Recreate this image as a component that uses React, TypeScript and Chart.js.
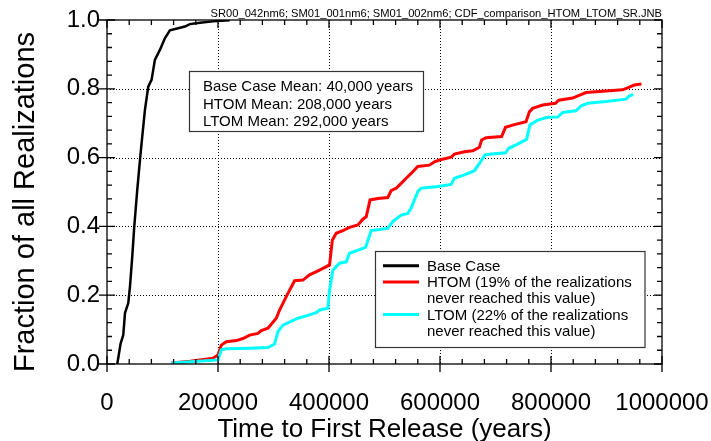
import React, { useEffect, useRef } from "react";
import { Chart, registerables } from "chart.js";

Chart.register(...registerables);

const FONT = '"Liberation Sans", Arial, Helvetica, sans-serif';

// Cumulative distribution of time to first release (years vs. fraction of realizations)
const baseCaseYears = [18500, 24600, 29300, 32400, 38300, 41400, 45500, 49100, 54500, 59400, 63500, 68300, 74300, 80300, 86300, 95300, 104300, 113300, 128200, 140300, 149300, 167300, 191200, 221200];
const baseCaseFraction = [0, 0.06, 0.084, 0.148, 0.177, 0.225, 0.312, 0.399, 0.506, 0.593, 0.661, 0.738, 0.806, 0.826, 0.884, 0.913, 0.947, 0.97, 0.976, 0.981, 0.988, 0.992, 0.996, 0.999];

const htomYears = [116000, 150000, 191000, 200000, 206000, 215000, 233000, 245000, 257000, 272000, 278000, 290000, 305000, 311000, 323000, 338000, 353000, 365000, 383000, 401000, 406000, 413000, 425000, 437000, 452000, 461000, 467000, 474000, 488000, 506000, 512000, 521000, 530000, 539000, 548000, 560000, 581000, 590000, 599000, 620000, 626000, 644000, 659000, 671000, 675000, 683000, 711000, 718000, 734000, 755000, 761000, 767000, 785000, 808000, 814000, 839000, 863000, 887000, 929000, 938000, 950000, 963000];
const htomFraction = [0.003, 0.008, 0.017, 0.026, 0.055, 0.065, 0.068, 0.074, 0.084, 0.089, 0.097, 0.104, 0.133, 0.157, 0.196, 0.242, 0.244, 0.259, 0.273, 0.288, 0.36, 0.38, 0.388, 0.397, 0.404, 0.421, 0.428, 0.477, 0.481, 0.484, 0.504, 0.511, 0.525, 0.54, 0.554, 0.574, 0.578, 0.588, 0.593, 0.601, 0.61, 0.617, 0.62, 0.63, 0.651, 0.658, 0.661, 0.688, 0.696, 0.704, 0.733, 0.743, 0.753, 0.758, 0.767, 0.773, 0.789, 0.792, 0.797, 0.803, 0.811, 0.814];

const ltomYears = [116000, 200000, 206000, 215000, 257000, 290000, 302000, 308000, 317000, 344000, 359000, 377000, 383000, 398000, 401000, 407000, 419000, 431000, 437000, 466000, 476000, 506000, 515000, 530000, 542000, 548000, 554000, 560000, 566000, 596000, 620000, 626000, 644000, 662000, 671000, 681000, 689000, 718000, 724000, 737000, 756000, 762000, 776000, 794000, 812000, 821000, 845000, 854000, 866000, 899000, 935000, 941000, 948000];
const ltomFraction = [0.003, 0.012, 0.041, 0.044, 0.046, 0.048, 0.058, 0.094, 0.113, 0.133, 0.14, 0.149, 0.157, 0.162, 0.215, 0.273, 0.293, 0.297, 0.322, 0.339, 0.388, 0.394, 0.414, 0.433, 0.438, 0.453, 0.477, 0.501, 0.511, 0.516, 0.522, 0.54, 0.55, 0.562, 0.583, 0.608, 0.61, 0.614, 0.627, 0.637, 0.653, 0.695, 0.709, 0.717, 0.718, 0.731, 0.736, 0.75, 0.758, 0.763, 0.77, 0.779, 0.784];

const xMajorTicks = [0, 200000, 400000, 600000, 800000, 1000000];
const yMajorTicks = [0, 0.2, 0.4, 0.6, 0.8, 1.0];
const xMinorStep = 40000;
const yMinorStep = 0.04;

const xAxisTitle = "Time to First Release (years)";
const yAxisTitle = "Fraction of all Realizations";
const headerText = "SR00_042nm6; SM01_001nm6; SM01_002nm6; CDF_comparison_HTOM_LTOM_SR.JNB";
const meanLines = ["Base Case Mean: 40,000 years", "HTOM Mean: 208,000 years", "LTOM Mean: 292,000 years"];
const legendLabels = [
  ["Base Case"],
  ["HTOM (19% of the realizations", "never reached this value)"],
  ["LTOM (22% of the realizations", "never reached this value)"],
];
const seriesColors = ["#000000", "#ff0000", "#00ffff"];

const toPoints = (xs: number[], ys: number[]) => xs.map((x, i) => ({ x, y: ys[i] }));

const decorPlugin = {
  id: "decor",
  beforeDatasetsDraw(chart: any) {
    const { ctx, chartArea: a, scales } = chart;
    const xs = scales.x;
    const ys = scales.y;
    ctx.save();
    ctx.strokeStyle = "#000";
    ctx.lineWidth = 1;
    ctx.setLineDash([1, 2]);
    xMajorTicks.slice(1, -1).forEach((v) => {
      const px = Math.round(xs.getPixelForValue(v)) + 0.5;
      ctx.beginPath();
      ctx.moveTo(px, a.top);
      ctx.lineTo(px, a.bottom);
      ctx.stroke();
    });
    yMajorTicks.slice(1, -1).forEach((v) => {
      const py = Math.round(ys.getPixelForValue(v)) + 0.5;
      ctx.beginPath();
      ctx.moveTo(a.left, py);
      ctx.lineTo(a.right, py);
      ctx.stroke();
    });
    ctx.restore();
  },
  afterDatasetsDraw(chart: any) {
    const { ctx, chartArea: a, scales } = chart;
    const xs = scales.x;
    const ys = scales.y;
    ctx.save();
    ctx.setLineDash([]);
    ctx.strokeStyle = "#000";
    ctx.lineWidth = 1.3;

    // plot frame
    ctx.strokeRect(a.left, a.top, a.right - a.left, a.bottom - a.top);

    // tick marks on all four sides
    ctx.beginPath();
    const nx = Math.round(1000000 / xMinorStep);
    for (let i = 0; i <= nx; i++) {
      const v = i * xMinorStep;
      const major = v % 200000 === 0;
      const px = xs.getPixelForValue(v);
      if (major) {
        ctx.moveTo(px, a.bottom + 8);
        ctx.lineTo(px, a.bottom - 8);
        ctx.moveTo(px, a.top);
        ctx.lineTo(px, a.top + 8);
      } else {
        ctx.moveTo(px, a.bottom);
        ctx.lineTo(px, a.bottom - 5);
        ctx.moveTo(px, a.top);
        ctx.lineTo(px, a.top + 5);
      }
    }
    const ny = Math.round(1 / yMinorStep);
    for (let i = 0; i <= ny; i++) {
      const v = i * yMinorStep;
      const major = i % 5 === 0;
      const py = ys.getPixelForValue(v);
      if (major) {
        ctx.moveTo(a.left - 8, py);
        ctx.lineTo(a.left + 8, py);
        ctx.moveTo(a.right - 8, py);
        ctx.lineTo(a.right, py);
      } else {
        ctx.moveTo(a.left, py);
        ctx.lineTo(a.left + 5, py);
        ctx.moveTo(a.right - 5, py);
        ctx.lineTo(a.right, py);
      }
    }
    ctx.stroke();

    // axis titles
    ctx.fillStyle = "#000";
    ctx.textBaseline = "alphabetic";
    ctx.textAlign = "center";
    ctx.font = `26px ${FONT}`;
    ctx.fillText(xAxisTitle, (a.left + a.right) / 2, 437);
    ctx.save();
    ctx.translate(34, 202);
    ctx.rotate(-Math.PI / 2);
    ctx.font = `29px ${FONT}`;
    ctx.fillText(yAxisTitle, 0, 0);
    ctx.restore();

    // file reference line above the frame
    ctx.font = `11.15px ${FONT}`;
    ctx.textAlign = "right";
    ctx.fillText(headerText, a.right, 17);

    // mean values box
    ctx.lineWidth = 1.2;
    const mb = { x: 189.5, y: 71.5, w: 234, h: 60 };
    ctx.fillStyle = "#fff";
    ctx.fillRect(mb.x, mb.y, mb.w, mb.h);
    ctx.strokeStyle = "#333";
    ctx.strokeRect(mb.x, mb.y, mb.w, mb.h);
    ctx.fillStyle = "#000";
    ctx.font = `15px ${FONT}`;
    ctx.textAlign = "left";
    meanLines.forEach((t, i) => ctx.fillText(t, 203, 90.7 + i * 17.8));

    // legend box
    const lb = { x: 375.5, y: 251.5, w: 269.5, h: 96 };
    ctx.fillStyle = "#fff";
    ctx.fillRect(lb.x, lb.y, lb.w, lb.h);
    ctx.strokeStyle = "#333";
    ctx.strokeRect(lb.x, lb.y, lb.w, lb.h);
    let baseline = 270.7;
    legendLabels.forEach((lines, i) => {
      ctx.strokeStyle = seriesColors[i];
      ctx.lineWidth = 3;
      ctx.beginPath();
      ctx.moveTo(383, baseline - 5);
      ctx.lineTo(419, baseline - 5);
      ctx.stroke();
      ctx.fillStyle = "#000";
      lines.forEach((t) => {
        ctx.fillText(t, 427, baseline);
        baseline += 16.3;
      });
    });
    ctx.restore();
  },
};

export default function App() {
  const canvasRef = useRef<HTMLCanvasElement | null>(null);

  useEffect(() => {
    const canvas = canvasRef.current;
    if (!canvas) return;
    const chart = new Chart(canvas, {
      type: "scatter",
      data: {
        datasets: [
          {
            label: "Base Case",
            data: toPoints(baseCaseYears, baseCaseFraction),
            borderColor: seriesColors[0],
            borderWidth: 2.5,
            showLine: true,
            pointRadius: 0,
            order: 2,
          },
          {
            label: "HTOM",
            data: toPoints(htomYears, htomFraction),
            borderColor: seriesColors[1],
            borderWidth: 3,
            showLine: true,
            pointRadius: 0,
            order: 1,
          },
          {
            label: "LTOM",
            data: toPoints(ltomYears, ltomFraction),
            borderColor: seriesColors[2],
            borderWidth: 3,
            showLine: true,
            pointRadius: 0,
            order: 0,
          },
        ],
      },
      options: {
        responsive: false,
        animation: false,
        devicePixelRatio: 1,
        layout: { padding: { top: 20, right: 49, left: 0, bottom: 0 } },
        plugins: {
          legend: { display: false },
          tooltip: { enabled: false },
        },
        scales: {
          x: {
            type: "linear",
            min: 0,
            max: 1000000,
            // tick marks are drawn by the decor plugin; tickLength only spaces the labels
            grid: { display: false, drawTicks: true, tickLength: 25 },
            border: { display: false },
            ticks: {
              stepSize: 200000,
              autoSkip: false,
              maxRotation: 0,
              padding: 0,
              color: "#000",
              font: { family: FONT, size: 24 },
              callback: (v: any) => String(v),
            },
            afterFit: (s: any) => {
              s.height = 77;
            },
          },
          y: {
            type: "linear",
            min: 0,
            max: 1,
            grid: { display: false, drawTicks: true, tickLength: 7 },
            border: { display: false },
            ticks: {
              stepSize: 0.2,
              autoSkip: false,
              padding: 0,
              color: "#000",
              font: { family: FONT, size: 24 },
              callback: (v: any) => Number(v).toFixed(1),
            },
            afterFit: (s: any) => {
              s.width = 107;
            },
          },
        },
      },
      plugins: [decorPlugin],
    });
    return () => chart.destroy();
  }, []);

  return (
    <div style={{ position: "fixed", left: 0, top: 0, width: 711, height: 441, background: "#fff" }}>
      <canvas ref={canvasRef} width={711} height={441} />
    </div>
  );
}
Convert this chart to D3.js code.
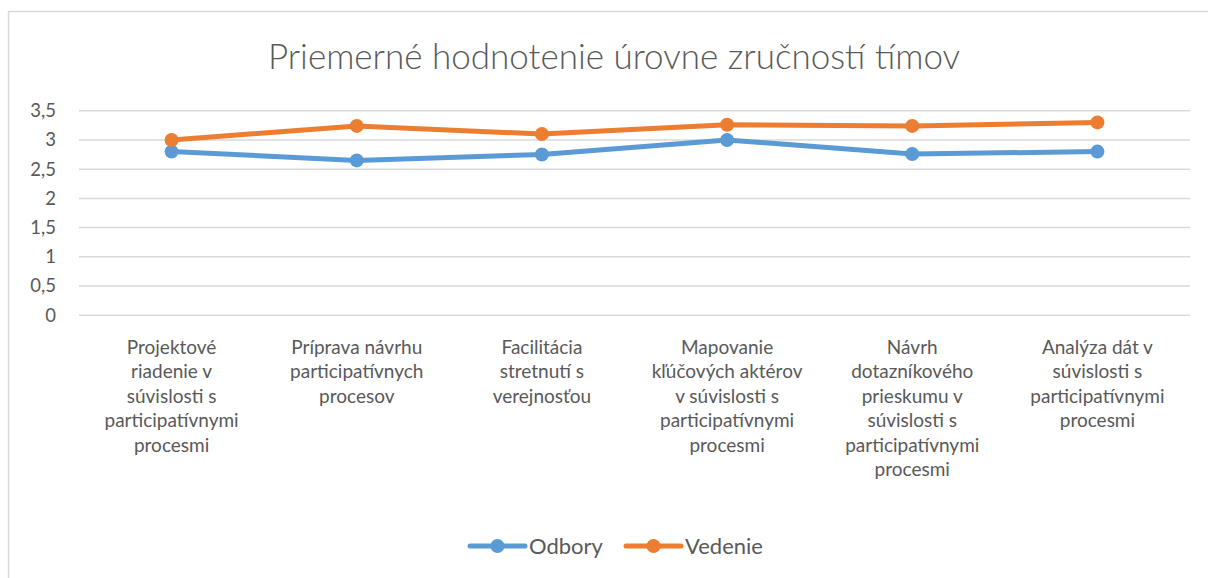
<!DOCTYPE html>
<html>
<head>
<meta charset="utf-8">
<script src="https://cdn.jsdelivr.net/npm/d3@7"></script>
<style>
  body { margin: 0; background: #fff; }
  text { font-family: Lato, "Open Sans", sans-serif; fill: #595959; }
</style>
</head>
<body>
<svg width="1208" height="578"></svg>
<script>
var categories = [
	['Projektové', 'riadenie v', 'súvislosti s', 'participatívnymi', 'procesmi'],
	['Príprava návrhu', 'participatívnych', 'procesov'],
	['Facilitácia', 'stretnutí s', 'verejnosťou'],
	['Mapovanie', 'kľúčových aktérov', 'v súvislosti s', 'participatívnymi', 'procesmi'],
	['Návrh', 'dotazníkového', 'prieskumu v', 'súvislosti s', 'participatívnymi', 'procesmi'],
	['Analýza dát v', 'súvislosti s', 'participatívnymi', 'procesmi']
];
var odbory = [2.8, 2.65, 2.75, 3.0, 2.76, 2.8];
var vedenie = [3.0, 3.24, 3.1, 3.26, 3.24, 3.3];
var yTicks = [0, 0.5, 1, 1.5, 2, 2.5, 3, 3.5];
var seriesNames = ['Odbory', 'Vedenie'];

function main() {
	var svg = d3.select('svg');
	var colors = ['#5B9BD5', '#ED7D31'];
	var series = [odbory, vedenie];

	// chart frame
	svg.append('path')
		.attr('d', 'M8.5,578V11.5H1208')
		.attr('fill', 'none')
		.attr('stroke', '#d9d9d9')
		.attr('stroke-width', 1.5);

	svg.append('text')
		.attr('x', 614)
		.attr('y', 69)
		.attr('text-anchor', 'middle')
		.style('font-size', '35px')
		.style('font-weight', 300)
		.text('Priemerné hodnotenie úrovne zručností tímov');

	var x = d3.scaleBand()
		.domain(d3.range(categories.length))
		.range([79, 1190]);
	var y = d3.scaleLinear()
		.domain([0, 3.5])
		.range([315.3, 110.7]);

	// grid
	svg.append('g').selectAll('line')
		.data(yTicks)
		.enter().append('line')
		.attr('x1', 79).attr('x2', 1190)
		.attr('y1', function(d){ return y(d); })
		.attr('y2', function(d){ return y(d); })
		.attr('stroke', '#d9d9d9')
		.attr('stroke-width', 1.5);

	// y axis
	var yAxis = svg.append('g')
		.attr('transform', 'translate(56,0)')
		.call(d3.axisLeft(y).tickValues(yTicks).tickSize(0).tickPadding(0)
			.tickFormat(function(d){ return String(d).replace('.', ','); }));
	yAxis.select('.domain').remove();
	yAxis.selectAll('text')
		.style('font-size', '18.5px')
		.attr('fill', '#595959');

	// x labels
	var xl = svg.append('g').selectAll('text')
		.data(categories)
		.enter().append('text')
		.attr('text-anchor', 'middle')
		.attr('transform', function(d, i){ return 'translate(' + (x(i) + x.bandwidth() / 2) + ',354)'; })
		.style('font-size', '19px');
	xl.selectAll('tspan')
		.data(function(d){ return d; })
		.enter().append('tspan')
		.attr('x', 0)
		.attr('dy', function(d, i){ return i === 0 ? 0 : 24.4; })
		.text(function(d){ return d; });

	var line = d3.line()
		.x(function(d, i){ return x(i) + x.bandwidth() / 2; })
		.y(function(d){ return y(d); });

	series.forEach(function(s, k){
		svg.append('path')
			.datum(s)
			.attr('d', line)
			.attr('fill', 'none')
			.attr('stroke', colors[k])
			.attr('stroke-width', 5)
			.attr('stroke-linejoin', 'round');
		svg.append('g').selectAll('circle')
			.data(s)
			.enter().append('circle')
			.attr('cx', function(d, i){ return x(i) + x.bandwidth() / 2; })
			.attr('cy', function(d){ return y(d); })
			.attr('r', 7)
			.attr('fill', colors[k]);
	});

	// legend
	var legX = [470, 626];
	var leg = svg.append('g').selectAll('g')
		.data(seriesNames)
		.enter().append('g')
		.attr('transform', function(d, i){ return 'translate(' + legX[i] + ',546)'; });
	leg.append('line')
		.attr('x1', 0).attr('x2', 55)
		.attr('stroke', function(d, i){ return colors[i]; })
		.attr('stroke-width', 5)
		.attr('stroke-linecap', 'round');
	leg.append('circle')
		.attr('cx', 27.5)
		.attr('r', 7)
		.attr('fill', function(d, i){ return colors[i]; });
	leg.append('text')
		.attr('x', 59)
		.attr('y', 8)
		.style('font-size', '22px')
		.text(function(d){ return d; });
}
main();
</script>
</body>
</html>
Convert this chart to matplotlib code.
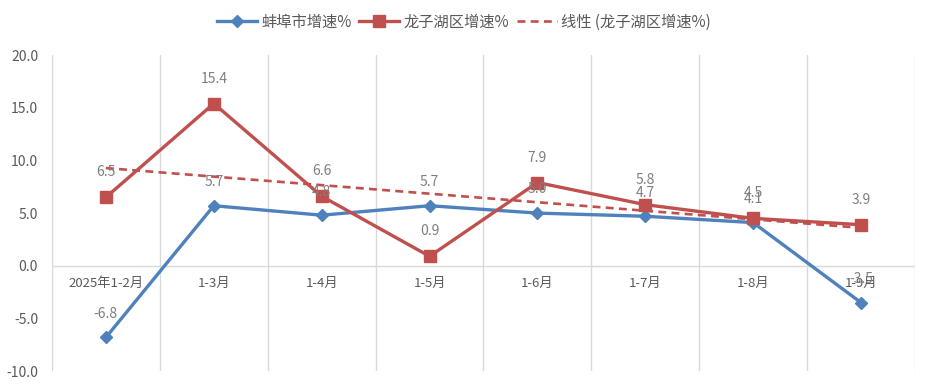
import numpy as np
import matplotlib.pyplot as plt

plt.rcParams['font.family'] = ['Noto Sans CJK SC', 'DejaVu Sans']

months = ["2025年1-2月", "1-3月", "1-4月", "1-5月", "1-6月", "1-7月", "1-8月", "1-9月"]
bengbu = [-6.8, 5.7, 4.8, 5.7, 5.0, 4.7, 4.1, -3.5]
longzihu = [6.5, 15.4, 6.6, 0.9, 7.9, 5.8, 4.5, 3.9]

blue = "#4f81bd"
red = "#c0504d"
gray = "#595959"
label_gray = "#7f7f7f"

fig = plt.figure(figsize=(9.28, 3.85), dpi=100)
ax = fig.add_axes([0.056, 0.036, 0.93, 0.821])

x = np.arange(len(months))

# linear trend of 龙子湖区
k, b = np.polyfit(x, longzihu, 1)
trend = k * x + b

ax.plot(x, bengbu, color=blue, lw=2.4, marker="D", ms=6.5, label="蚌埠市增速%", zorder=3)
ax.plot(x, longzihu, color=red, lw=2.4, marker="s", ms=8, label="龙子湖区增速%", zorder=3)
ax.plot(x, trend, color=red, lw=1.9, ls=(0, (3, 2)), label="线性 (龙子湖区增速%)", zorder=2)

for xi, v in zip(x, bengbu):
    ax.annotate(f"{v:.1f}", (xi, v), xytext=(0, 17), textcoords="offset points",
                ha="center", va="center", fontsize=10, color=label_gray, zorder=4)
for xi, v in zip(x, longzihu):
    ax.annotate(f"{v:.1f}", (xi, v), xytext=(0, 18), textcoords="offset points",
                ha="center", va="center", fontsize=10, color=label_gray, zorder=4)

ax.set_xlim(-0.5, 7.5)
ax.set_ylim(-10, 20)
ax.set_yticks(np.arange(-10, 21, 5))
ax.set_yticklabels([f"{t:.1f}" for t in np.arange(-10, 21, 5)], fontsize=10, color=gray)
ax.tick_params(axis="y", length=0, pad=10)
ax.set_xticks([])

for xb in np.arange(-0.5, 8.0, 1.0):
    ax.axvline(xb, color="#d9d9d9", lw=1, zorder=0)
ax.axhline(0, color="#d9d9d9", lw=1, zorder=1)

for s in ax.spines.values():
    s.set_visible(False)

# category labels just below zero line
for xi, m in zip(x, months):
    ax.annotate(m, (xi, 0), xytext=(0, -13), textcoords="offset points",
                ha="center", va="center", fontsize=9.5, color=gray, zorder=1)

fig.legend(loc="upper center", bbox_to_anchor=(0.5, 1.0), ncol=3, frameon=False,
           fontsize=11, handlelength=2.6, columnspacing=0.5, handletextpad=0.3,
           labelcolor=gray)

fig.savefig("out.png", dpi=100)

■ TO DO
Take the records above from their first line through the line with "0.992, 0.996, 0.999];" and set those lines down word for word, minus the pictures.

■ SOLVED EXERCISE
Recreate this image as a component that uses React, TypeScript and Chart.js.
import React, { useEffect, useRef } from "react";
import { Chart, registerables } from "chart.js";

Chart.register(...registerables);

const FONT = '"Liberation Sans", Arial, Helvetica, sans-serif';

// Cumulative distribution of time to first release (years vs. fraction of realizations)
const baseCaseYears = [18500, 24600, 29300, 32400, 38300, 41400, 45500, 49100, 54500, 59400, 63500, 68300, 74300, 80300, 86300, 95300, 104300, 113300, 128200, 140300, 149300, 167300, 191200, 221200];
const baseCaseFraction = [0, 0.06, 0.084, 0.148, 0.177, 0.225, 0.312, 0.399, 0.506, 0.593, 0.661, 0.738, 0.806, 0.826, 0.884, 0.913, 0.947, 0.97, 0.976, 0.981, 0.988, 0.992, 0.996, 0.999];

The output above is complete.